** Start **
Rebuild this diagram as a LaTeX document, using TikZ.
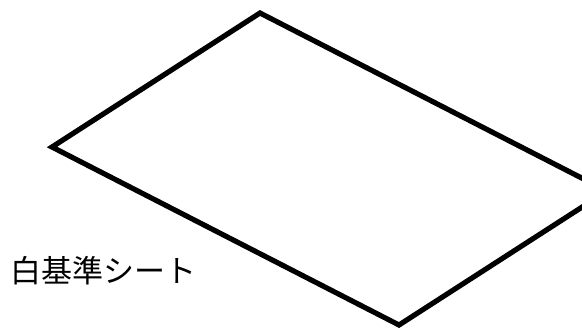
\documentclass[tikz,border=0pt]{standalone}
\usepackage{fontspec}
\newfontfamily\jpfont{Noto Sans CJK JP}
\usetikzlibrary{positioning}
\tikzset{
  sheet/.style={draw, line width=2.6pt, line join=miter, fill=white},
  sheetlabel/.style={font=\jpfont\fontsize{15.5}{16}\selectfont, inner sep=0pt, anchor=west},
}
\begin{document}
\begin{tikzpicture}[x=0.5pt, y=-0.5pt]
  \useasboundingbox (0,0) rectangle (582,328);
  \clip (0,0) rectangle (582,328);
  % corners of the sheet
  \coordinate (top) at (260,13);
  \coordinate (left) at (52,147);
  \coordinate (bottom) at (399,325);
  \coordinate (right) at (607,191);
  \draw[sheet] (top) -- (right) -- (bottom) -- (left) -- cycle;

  \node[sheetlabel] (label) at (10,271) {白基準シート};
\end{tikzpicture}
\end{document}
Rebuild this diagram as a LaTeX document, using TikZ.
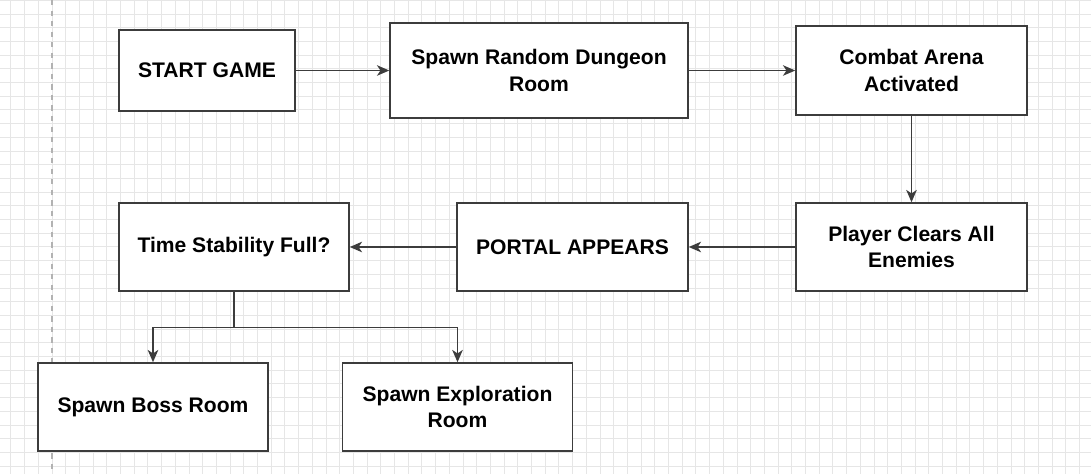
** End **
• **GIVEN INSTRUCTION**:
Quote the material in full and exactly; do not carry over its pictures.

• **WRITTEN RESPONSE**:
Rebuild this diagram as a LaTeX document, using TikZ.
\documentclass[tikz,border=0pt]{standalone}
\usepackage{fontspec}
\newfontfamily\jpfont{Noto Sans CJK JP}
\usetikzlibrary{positioning}
\tikzset{
  sheet/.style={draw, line width=2.6pt, line join=miter, fill=white},
  sheetlabel/.style={font=\jpfont\fontsize{15.5}{16}\selectfont, inner sep=0pt, anchor=west},
}
\begin{document}
\begin{tikzpicture}[x=0.5pt, y=-0.5pt]
  \useasboundingbox (0,0) rectangle (582,328);
  \clip (0,0) rectangle (582,328);
  % corners of the sheet
  \coordinate (top) at (260,13);
  \coordinate (left) at (52,147);
  \coordinate (bottom) at (399,325);
  \coordinate (right) at (607,191);
  \draw[sheet] (top) -- (right) -- (bottom) -- (left) -- cycle;

  \node[sheetlabel] (label) at (10,271) {白基準シート};
\end{tikzpicture}
\end{document}
Rebuild this diagram as a LaTeX document, using TikZ.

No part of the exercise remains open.